Forget baby steps – Full blown Va Va Voom
Lacking creativity in my work I decided to embark into a new field of art for myself with the prospective idea of having that as a paying job. Enrolling myself not just into intense training but into a more mischevious me. Anyone who knows me will laugh at that sentence as they would probably find the amplified mischievousness a little much ;). However for me, my confidence and dysmorphia it does wonders.
After basically a months training getting thrown on centre stage seems a bit rough. I find it inspiring and stimulating trying to put on the best performance in such a short time, no experience and lots of flaws. As our dance teacher told me – rock the show and act confident then no one will know. So I am working out like mad to get my desired fitness level but as well to not mess up the performance. After 4 hours of dance on Sunday, my knees still burning.

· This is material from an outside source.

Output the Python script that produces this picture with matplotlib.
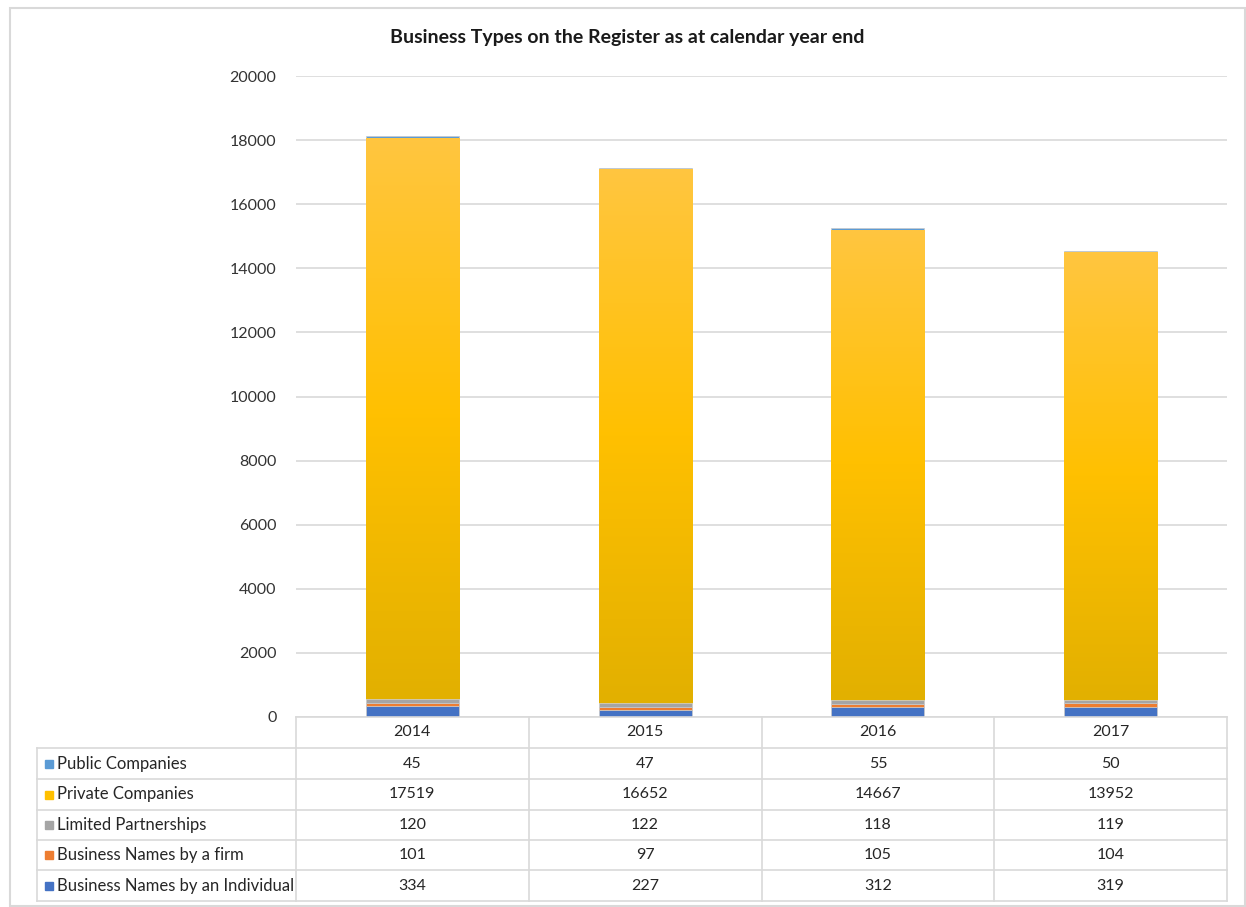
import numpy as np
import matplotlib
matplotlib.use('Agg')
import matplotlib.pyplot as plt
from matplotlib.patches import Rectangle
from matplotlib.lines import Line2D
from matplotlib.colors import LinearSegmentedColormap

plt.rcParams['font.family'] = ['Lato', 'DejaVu Sans']

years = ['2014', '2015', '2016', '2017']
series = ['Business Names by an Individual', 'Business Names by a firm',
          'Limited Partnerships', 'Private Companies', 'Public Companies']
individual = [334, 227, 312, 319]
firm = [101, 97, 105, 104]
limited = [120, 122, 118, 119]
private = [17519, 16652, 14667, 13952]
public = [45, 47, 55, 50]
values = [individual, firm, limited, private, public]
colors = ['#4472C4', '#ED7D31', '#A5A5A5', '#FFC000', '#5B9BD5']

W, H = 1246, 907
fig = plt.figure(figsize=(W / 100, H / 100), dpi=100)

# plot area in pixels
x0, x1, ytop, ybot = 296, 1227, 76, 717
ax = fig.add_axes([x0 / W, 1 - ybot / H, (x1 - x0) / W, (ybot - ytop) / H])

x = np.arange(len(years))
bottom = np.zeros(len(years))
grad = np.linspace(0, 1, 256).reshape(-1, 1)
ycmap = LinearSegmentedColormap.from_list('yel', ['#E2B000', '#FFC000', '#FFC640'])
for vals, col, name in zip(values, colors, series):
    bars = ax.bar(x, vals, 0.4, bottom=bottom, color=col, edgecolor='#C9C9C9',
                  linewidth=0.5, zorder=3, label=name)
    if name == 'Private Companies':
        # gradient fill like the original
        for b in bars:
            bx, by = b.get_x(), b.get_y()
            bw, bh = b.get_width(), b.get_height()
            im = ax.imshow(grad, cmap=ycmap, aspect='auto', origin='lower',
                           extent=[bx, bx + bw, by, by + bh], zorder=3.5)
            im.set_clip_path(b)
    bottom += np.array(vals)

ax.set_xlim(-0.5, len(years) - 0.5)
ax.set_ylim(0, 20000)
ax.set_yticks(np.arange(0, 20001, 2000))
ax.tick_params(axis='y', length=0, labelsize=11.5, labelcolor='#333333', pad=14)
ax.set_xticks([])
ax.grid(axis='y', color='#D9D9D9', linewidth=1.2, zorder=0)
for s in ax.spines.values():
    s.set_visible(False)

fig.text(627 / W, 1 - 38 / H, 'Business Types on the Register as at calendar year end',
         ha='center', va='center', fontsize=14, fontweight='bold', color='#1a1a1a')

# data table below the plot
line_col = '#D9D9D9'
tleft = 37
col_w = (x1 - x0) / len(years)
row_y = [717, 748, 779, 810, 840, 870, 901]


def fx(px):
    return px / W


def fy(py):
    return 1 - py / H


def hline(xa, xb, yy):
    fig.add_artist(Line2D([fx(xa), fx(xb)], [fy(yy), fy(yy)], color=line_col, lw=1.2))


def vline(xx, ya, yb):
    fig.add_artist(Line2D([fx(xx), fx(xx)], [fy(ya), fy(yb)], color=line_col, lw=1.2))


hline(x0, x1, row_y[0])
for yy in row_y[1:]:
    hline(tleft, x1, yy)
vline(tleft, row_y[1], row_y[-1])
for i in range(len(years) + 1):
    vline(x0 + i * col_w, row_y[0], row_y[-1])

for i, yr in enumerate(years):
    fig.text(fx(x0 + (i + 0.5) * col_w), fy((row_y[0] + row_y[1]) / 2), yr,
             ha='center', va='center', fontsize=11.5, color='#262626')

row_order = list(range(len(series)))[::-1]
for r, si in enumerate(row_order):
    yc = (row_y[r + 1] + row_y[r + 2]) / 2
    fig.add_artist(Rectangle((fx(45), fy(yc + 4)), 8 / W, 8 / H,
                             color=colors[si], transform=fig.transFigure))
    fig.text(fx(57), fy(yc), series[si], ha='left', va='center', fontsize=12,
             color='#262626')
    for i in range(len(years)):
        fig.text(fx(x0 + (i + 0.5) * col_w), fy(yc), str(values[si][i]),
                 ha='center', va='center', fontsize=11.5, color='#262626')

# outer frame
fig.add_artist(Rectangle((fx(10), fy(906)), (1245 - 10) / W, (906 - 8) / H,
                         fill=False, edgecolor='#D9D9D9', lw=1.5,
                         transform=fig.transFigure))

fig.savefig('out.png', dpi=100)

I use every moment to rehearse. So if you see this funny person dancing at the bus stop it will most likely be me.
For the second time, I am consuming life to its fullest. Funnily that happens after every rabbit hole I fall down, afterwards, I come out totally parched of life wanting it all. I cannot get enough, it is as if being depraved fuels some fire within.
I am slowly back to my old energetic self that has confidence. I never lost the sass and the fire as that is me, but I made myself susceptible to people treating me badly, which when healthy does not happen.
People’s reactions toward me have changed too. I believe that has to do with my change mental state, obviously my slimmer self, my changed attitude and how I carry myself.
It is as if being depreaved fuels some fire within
Even the blow
For the future, I would like to be able to even out the blows. I need a form of emergency pack with a mental checklist to avoid travelling too far down the whole or even putting a foot in it. I forgot how much a depression nocks your confidence to nil – inexistence as persona is desired. I am still not quite sure what came first, the growing confidence or the way out? Plus I myself am not quite sure what the solution was or the sign that pointed the way out. I have an inkling it might be setting your mind to it and going for it.
Setting your mind to it and going for it
I am a go-getter, a stand-up dust yourself off, giving up is not an option person. I am a romantic as well – I believe the good will win and it has. If not what is the point? Why bother fighting?
At the moment I am enjoying my life again.
For anyone feeling down or suffering at the moment let me tell you; I have been there, it will get better. It is a phase you have to pull through but at the end of this marathon, there is the best reward- enjoying life again.
It is a phase you have to pull through but at the end of this marathon there is the best reward- enjoying life again.